## Problem to solve
Exactly the lines from the start of the data below through the line that contains "const seriesNames = ['OL" are to be copied, with pictures left out.
begin Dataset content
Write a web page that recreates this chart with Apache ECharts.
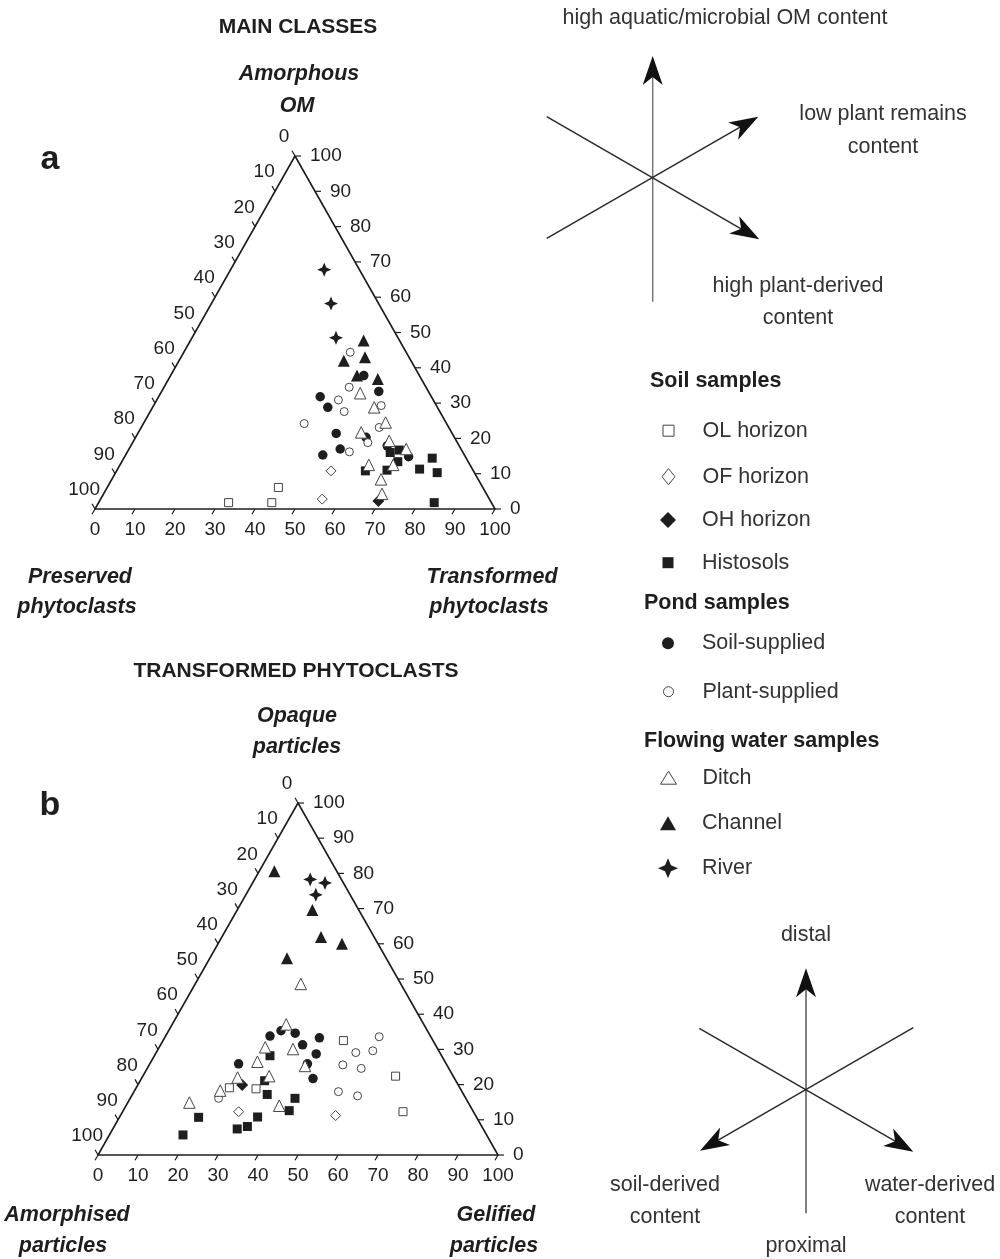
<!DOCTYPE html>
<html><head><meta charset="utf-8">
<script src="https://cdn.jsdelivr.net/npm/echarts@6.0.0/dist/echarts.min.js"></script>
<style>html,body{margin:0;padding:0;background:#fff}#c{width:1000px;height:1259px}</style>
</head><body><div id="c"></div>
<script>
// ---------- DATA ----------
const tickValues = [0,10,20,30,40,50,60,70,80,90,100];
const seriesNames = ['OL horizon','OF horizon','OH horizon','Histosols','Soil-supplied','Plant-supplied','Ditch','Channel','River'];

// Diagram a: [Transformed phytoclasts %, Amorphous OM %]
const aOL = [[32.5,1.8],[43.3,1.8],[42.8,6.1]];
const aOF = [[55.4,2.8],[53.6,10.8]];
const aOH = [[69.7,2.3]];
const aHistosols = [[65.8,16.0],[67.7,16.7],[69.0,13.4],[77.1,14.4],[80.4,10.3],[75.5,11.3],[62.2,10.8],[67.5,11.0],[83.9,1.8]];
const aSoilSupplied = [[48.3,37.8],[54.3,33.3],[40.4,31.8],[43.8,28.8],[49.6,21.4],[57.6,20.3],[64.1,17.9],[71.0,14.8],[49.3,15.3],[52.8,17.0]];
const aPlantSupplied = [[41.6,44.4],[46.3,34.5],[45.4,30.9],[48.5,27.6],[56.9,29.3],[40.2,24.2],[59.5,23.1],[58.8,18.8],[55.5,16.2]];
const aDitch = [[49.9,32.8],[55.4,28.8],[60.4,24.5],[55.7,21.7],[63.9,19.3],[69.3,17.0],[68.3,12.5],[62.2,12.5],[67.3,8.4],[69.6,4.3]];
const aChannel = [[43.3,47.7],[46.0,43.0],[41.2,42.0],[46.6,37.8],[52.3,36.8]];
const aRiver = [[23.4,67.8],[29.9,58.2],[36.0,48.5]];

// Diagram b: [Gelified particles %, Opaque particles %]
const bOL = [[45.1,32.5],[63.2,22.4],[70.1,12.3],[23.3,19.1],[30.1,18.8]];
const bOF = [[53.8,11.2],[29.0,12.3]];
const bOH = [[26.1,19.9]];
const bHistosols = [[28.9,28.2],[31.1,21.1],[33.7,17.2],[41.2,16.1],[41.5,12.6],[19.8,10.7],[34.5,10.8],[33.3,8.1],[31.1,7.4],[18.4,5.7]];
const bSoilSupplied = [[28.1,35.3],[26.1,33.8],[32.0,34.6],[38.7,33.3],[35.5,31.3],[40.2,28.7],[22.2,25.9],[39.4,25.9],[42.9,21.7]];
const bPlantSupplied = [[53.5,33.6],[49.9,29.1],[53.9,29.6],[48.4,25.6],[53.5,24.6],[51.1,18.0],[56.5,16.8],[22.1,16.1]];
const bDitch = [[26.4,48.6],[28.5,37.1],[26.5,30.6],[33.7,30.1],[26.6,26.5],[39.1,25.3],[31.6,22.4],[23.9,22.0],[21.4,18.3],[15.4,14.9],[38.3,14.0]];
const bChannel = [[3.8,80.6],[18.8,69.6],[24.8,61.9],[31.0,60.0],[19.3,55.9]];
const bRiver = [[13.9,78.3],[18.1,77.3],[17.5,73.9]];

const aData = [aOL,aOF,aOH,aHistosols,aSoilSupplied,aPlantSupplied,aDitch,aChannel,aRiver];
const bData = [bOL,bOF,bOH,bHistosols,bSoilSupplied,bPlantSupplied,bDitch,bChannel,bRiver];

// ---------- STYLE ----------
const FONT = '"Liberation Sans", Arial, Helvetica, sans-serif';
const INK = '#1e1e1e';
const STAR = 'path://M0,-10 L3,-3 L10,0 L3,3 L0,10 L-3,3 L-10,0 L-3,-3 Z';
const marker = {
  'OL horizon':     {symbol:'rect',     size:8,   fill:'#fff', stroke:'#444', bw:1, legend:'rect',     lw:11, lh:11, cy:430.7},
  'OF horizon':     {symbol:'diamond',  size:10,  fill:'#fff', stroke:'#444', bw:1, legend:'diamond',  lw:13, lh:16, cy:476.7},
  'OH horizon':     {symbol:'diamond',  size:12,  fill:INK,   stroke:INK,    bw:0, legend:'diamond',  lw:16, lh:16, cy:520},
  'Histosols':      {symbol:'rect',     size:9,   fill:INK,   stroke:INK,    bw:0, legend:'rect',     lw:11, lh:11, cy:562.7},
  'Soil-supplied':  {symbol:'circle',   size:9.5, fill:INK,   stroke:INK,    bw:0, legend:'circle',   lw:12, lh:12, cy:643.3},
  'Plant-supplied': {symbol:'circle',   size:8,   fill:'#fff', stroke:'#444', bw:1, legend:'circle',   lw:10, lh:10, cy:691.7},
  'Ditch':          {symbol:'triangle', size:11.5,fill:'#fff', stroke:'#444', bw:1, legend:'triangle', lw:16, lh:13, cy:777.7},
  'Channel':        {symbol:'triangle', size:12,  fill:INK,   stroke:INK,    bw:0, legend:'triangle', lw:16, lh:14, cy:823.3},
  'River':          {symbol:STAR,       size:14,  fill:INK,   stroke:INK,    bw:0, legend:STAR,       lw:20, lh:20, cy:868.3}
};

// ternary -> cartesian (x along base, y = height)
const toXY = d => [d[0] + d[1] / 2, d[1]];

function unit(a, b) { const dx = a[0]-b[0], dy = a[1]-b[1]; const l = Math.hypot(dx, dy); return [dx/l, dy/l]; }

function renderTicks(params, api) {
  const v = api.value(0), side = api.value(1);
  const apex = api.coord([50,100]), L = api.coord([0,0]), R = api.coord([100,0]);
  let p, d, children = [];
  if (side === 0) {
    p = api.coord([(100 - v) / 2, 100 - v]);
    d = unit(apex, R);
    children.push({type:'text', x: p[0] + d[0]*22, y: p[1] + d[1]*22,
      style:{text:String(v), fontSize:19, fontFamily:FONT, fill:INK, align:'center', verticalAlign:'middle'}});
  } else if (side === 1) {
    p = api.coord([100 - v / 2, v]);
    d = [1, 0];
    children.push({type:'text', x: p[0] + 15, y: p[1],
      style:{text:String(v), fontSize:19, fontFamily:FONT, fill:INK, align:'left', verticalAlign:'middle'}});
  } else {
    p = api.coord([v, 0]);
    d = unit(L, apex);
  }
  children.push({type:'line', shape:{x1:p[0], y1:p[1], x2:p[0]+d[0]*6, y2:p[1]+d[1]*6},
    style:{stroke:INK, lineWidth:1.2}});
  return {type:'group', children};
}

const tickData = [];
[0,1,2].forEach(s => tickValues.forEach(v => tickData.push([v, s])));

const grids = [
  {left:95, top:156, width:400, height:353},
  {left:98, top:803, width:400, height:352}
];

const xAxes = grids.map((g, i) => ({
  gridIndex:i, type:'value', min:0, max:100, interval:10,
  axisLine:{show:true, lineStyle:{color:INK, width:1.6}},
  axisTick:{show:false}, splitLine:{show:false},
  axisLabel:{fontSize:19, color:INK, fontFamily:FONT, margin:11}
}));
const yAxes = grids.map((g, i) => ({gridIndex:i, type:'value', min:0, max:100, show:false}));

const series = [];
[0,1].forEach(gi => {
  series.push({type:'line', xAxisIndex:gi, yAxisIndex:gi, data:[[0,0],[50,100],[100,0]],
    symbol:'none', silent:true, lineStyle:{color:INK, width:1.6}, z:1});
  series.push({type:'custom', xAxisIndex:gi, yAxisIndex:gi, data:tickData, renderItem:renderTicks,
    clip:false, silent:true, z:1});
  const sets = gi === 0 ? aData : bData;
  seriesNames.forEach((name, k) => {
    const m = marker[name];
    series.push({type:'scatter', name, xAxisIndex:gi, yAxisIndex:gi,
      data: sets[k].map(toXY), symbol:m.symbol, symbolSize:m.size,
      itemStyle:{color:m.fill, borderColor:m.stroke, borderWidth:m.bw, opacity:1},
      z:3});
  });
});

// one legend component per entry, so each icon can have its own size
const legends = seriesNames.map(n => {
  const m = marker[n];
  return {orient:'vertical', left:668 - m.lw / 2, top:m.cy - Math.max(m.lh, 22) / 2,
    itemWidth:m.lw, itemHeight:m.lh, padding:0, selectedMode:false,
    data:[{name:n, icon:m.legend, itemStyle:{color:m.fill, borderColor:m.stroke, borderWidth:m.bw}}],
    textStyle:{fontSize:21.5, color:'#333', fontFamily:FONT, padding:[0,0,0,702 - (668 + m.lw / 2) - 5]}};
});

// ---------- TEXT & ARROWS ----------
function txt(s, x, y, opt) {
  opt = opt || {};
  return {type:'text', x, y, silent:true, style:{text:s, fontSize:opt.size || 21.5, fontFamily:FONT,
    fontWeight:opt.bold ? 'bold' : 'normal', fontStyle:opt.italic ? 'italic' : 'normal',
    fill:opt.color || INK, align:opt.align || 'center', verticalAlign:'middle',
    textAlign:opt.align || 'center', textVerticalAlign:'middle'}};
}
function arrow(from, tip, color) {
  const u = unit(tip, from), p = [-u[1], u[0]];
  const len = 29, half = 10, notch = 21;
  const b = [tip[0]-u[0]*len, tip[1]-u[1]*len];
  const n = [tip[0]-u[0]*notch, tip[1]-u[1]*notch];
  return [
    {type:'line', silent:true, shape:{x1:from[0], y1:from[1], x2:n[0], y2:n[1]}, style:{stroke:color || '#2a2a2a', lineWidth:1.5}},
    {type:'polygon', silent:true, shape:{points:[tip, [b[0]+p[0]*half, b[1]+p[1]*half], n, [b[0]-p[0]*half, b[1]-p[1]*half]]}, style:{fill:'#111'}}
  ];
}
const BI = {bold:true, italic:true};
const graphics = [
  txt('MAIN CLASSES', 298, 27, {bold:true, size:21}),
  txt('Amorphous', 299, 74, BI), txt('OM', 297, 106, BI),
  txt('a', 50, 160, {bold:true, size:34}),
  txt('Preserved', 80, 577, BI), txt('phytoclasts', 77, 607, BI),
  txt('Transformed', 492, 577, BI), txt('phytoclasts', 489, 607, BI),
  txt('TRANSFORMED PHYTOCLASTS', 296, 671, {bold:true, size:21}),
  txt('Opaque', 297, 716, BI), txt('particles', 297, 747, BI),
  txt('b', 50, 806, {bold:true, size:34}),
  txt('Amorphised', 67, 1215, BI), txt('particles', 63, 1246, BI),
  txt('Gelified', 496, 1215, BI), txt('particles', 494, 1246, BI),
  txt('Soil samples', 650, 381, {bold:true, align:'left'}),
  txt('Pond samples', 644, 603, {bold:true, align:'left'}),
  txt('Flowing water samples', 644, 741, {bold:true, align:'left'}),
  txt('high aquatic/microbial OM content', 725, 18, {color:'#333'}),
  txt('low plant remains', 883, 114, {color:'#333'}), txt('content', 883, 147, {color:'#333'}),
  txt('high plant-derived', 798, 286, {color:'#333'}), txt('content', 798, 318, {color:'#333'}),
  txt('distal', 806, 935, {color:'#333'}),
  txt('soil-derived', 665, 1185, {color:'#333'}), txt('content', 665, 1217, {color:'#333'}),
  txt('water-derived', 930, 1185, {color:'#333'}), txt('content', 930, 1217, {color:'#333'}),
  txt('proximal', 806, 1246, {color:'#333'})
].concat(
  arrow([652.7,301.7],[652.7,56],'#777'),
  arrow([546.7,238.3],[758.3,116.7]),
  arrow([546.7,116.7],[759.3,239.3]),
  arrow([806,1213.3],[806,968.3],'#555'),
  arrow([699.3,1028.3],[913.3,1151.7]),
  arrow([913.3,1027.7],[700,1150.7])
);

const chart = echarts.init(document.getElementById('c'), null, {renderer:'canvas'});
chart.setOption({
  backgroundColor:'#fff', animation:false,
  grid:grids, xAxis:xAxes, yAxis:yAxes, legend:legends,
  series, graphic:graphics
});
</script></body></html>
end Dataset content
## Solved problem
Write a web page that recreates this chart with Apache ECharts.
<!DOCTYPE html>
<html><head><meta charset="utf-8">
<script src="https://cdn.jsdelivr.net/npm/echarts@6.0.0/dist/echarts.min.js"></script>
<style>html,body{margin:0;padding:0;background:#fff}#c{width:1000px;height:1259px}</style>
</head><body><div id="c"></div>
<script>
// ---------- DATA ----------
const tickValues = [0,10,20,30,40,50,60,70,80,90,100];
const seriesNames = ['OL horizon','OF horizon','OH horizon','Histosols','Soil-supplied','Plant-supplied','Ditch','Channel','River'];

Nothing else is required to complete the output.